- _Work to be completed_
Could you write out the opening lines of the data, word for word, stopping after the line that contains "wm_df = pd.DataFrame(wm_rows)"?
* * *
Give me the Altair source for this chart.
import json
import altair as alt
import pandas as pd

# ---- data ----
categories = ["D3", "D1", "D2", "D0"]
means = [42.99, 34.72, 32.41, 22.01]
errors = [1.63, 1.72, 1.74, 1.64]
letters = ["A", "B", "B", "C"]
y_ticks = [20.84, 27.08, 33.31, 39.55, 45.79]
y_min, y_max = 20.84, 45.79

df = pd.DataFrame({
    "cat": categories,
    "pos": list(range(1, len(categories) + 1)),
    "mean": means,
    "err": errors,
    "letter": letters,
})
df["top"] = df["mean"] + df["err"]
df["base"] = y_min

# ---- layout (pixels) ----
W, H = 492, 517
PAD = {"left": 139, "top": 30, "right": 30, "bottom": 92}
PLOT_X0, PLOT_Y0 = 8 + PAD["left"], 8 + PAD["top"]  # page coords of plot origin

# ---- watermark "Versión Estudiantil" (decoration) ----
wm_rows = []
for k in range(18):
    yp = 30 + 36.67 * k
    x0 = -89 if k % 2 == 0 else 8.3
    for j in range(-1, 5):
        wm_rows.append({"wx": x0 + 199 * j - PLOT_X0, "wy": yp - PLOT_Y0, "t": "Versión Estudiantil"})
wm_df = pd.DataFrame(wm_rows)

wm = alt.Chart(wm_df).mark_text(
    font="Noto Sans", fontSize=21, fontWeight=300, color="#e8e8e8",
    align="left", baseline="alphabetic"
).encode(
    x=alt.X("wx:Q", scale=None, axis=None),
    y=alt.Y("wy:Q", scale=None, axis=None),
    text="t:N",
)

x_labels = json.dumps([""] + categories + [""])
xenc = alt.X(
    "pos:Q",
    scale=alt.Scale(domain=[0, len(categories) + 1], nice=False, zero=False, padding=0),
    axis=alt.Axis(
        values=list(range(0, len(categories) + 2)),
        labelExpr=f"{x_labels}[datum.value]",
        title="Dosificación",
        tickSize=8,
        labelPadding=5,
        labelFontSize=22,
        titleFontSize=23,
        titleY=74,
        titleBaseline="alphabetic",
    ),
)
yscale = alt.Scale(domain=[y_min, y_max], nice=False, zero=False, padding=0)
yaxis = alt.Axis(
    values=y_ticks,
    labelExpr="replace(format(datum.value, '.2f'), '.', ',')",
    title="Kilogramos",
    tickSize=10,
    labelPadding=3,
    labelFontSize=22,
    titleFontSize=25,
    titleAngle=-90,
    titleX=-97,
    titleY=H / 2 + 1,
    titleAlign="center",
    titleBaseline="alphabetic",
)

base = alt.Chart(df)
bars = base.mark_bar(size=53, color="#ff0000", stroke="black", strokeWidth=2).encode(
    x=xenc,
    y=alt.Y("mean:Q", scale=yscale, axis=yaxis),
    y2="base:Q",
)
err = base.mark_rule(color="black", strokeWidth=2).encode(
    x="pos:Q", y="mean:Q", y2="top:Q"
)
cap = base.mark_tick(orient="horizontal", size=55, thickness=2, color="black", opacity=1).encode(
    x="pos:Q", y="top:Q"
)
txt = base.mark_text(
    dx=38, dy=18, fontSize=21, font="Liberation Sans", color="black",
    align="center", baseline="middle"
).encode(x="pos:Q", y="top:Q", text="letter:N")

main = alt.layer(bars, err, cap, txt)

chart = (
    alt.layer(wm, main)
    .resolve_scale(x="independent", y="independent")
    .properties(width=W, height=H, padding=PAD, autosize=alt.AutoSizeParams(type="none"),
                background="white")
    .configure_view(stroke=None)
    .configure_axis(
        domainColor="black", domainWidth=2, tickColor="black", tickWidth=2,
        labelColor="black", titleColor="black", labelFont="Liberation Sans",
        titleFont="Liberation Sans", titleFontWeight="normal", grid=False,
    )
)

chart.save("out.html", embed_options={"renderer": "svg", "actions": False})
* * *
- _Reply to the exercise_
Give me the Altair source for this chart.
import json
import altair as alt
import pandas as pd

# ---- data ----
categories = ["D3", "D1", "D2", "D0"]
means = [42.99, 34.72, 32.41, 22.01]
errors = [1.63, 1.72, 1.74, 1.64]
letters = ["A", "B", "B", "C"]
y_ticks = [20.84, 27.08, 33.31, 39.55, 45.79]
y_min, y_max = 20.84, 45.79

df = pd.DataFrame({
    "cat": categories,
    "pos": list(range(1, len(categories) + 1)),
    "mean": means,
    "err": errors,
    "letter": letters,
})
df["top"] = df["mean"] + df["err"]
df["base"] = y_min

# ---- layout (pixels) ----
W, H = 492, 517
PAD = {"left": 139, "top": 30, "right": 30, "bottom": 92}
PLOT_X0, PLOT_Y0 = 8 + PAD["left"], 8 + PAD["top"]  # page coords of plot origin

# ---- watermark "Versión Estudiantil" (decoration) ----
wm_rows = []
for k in range(18):
    yp = 30 + 36.67 * k
    x0 = -89 if k % 2 == 0 else 8.3
    for j in range(-1, 5):
        wm_rows.append({"wx": x0 + 199 * j - PLOT_X0, "wy": yp - PLOT_Y0, "t": "Versión Estudiantil"})
wm_df = pd.DataFrame(wm_rows)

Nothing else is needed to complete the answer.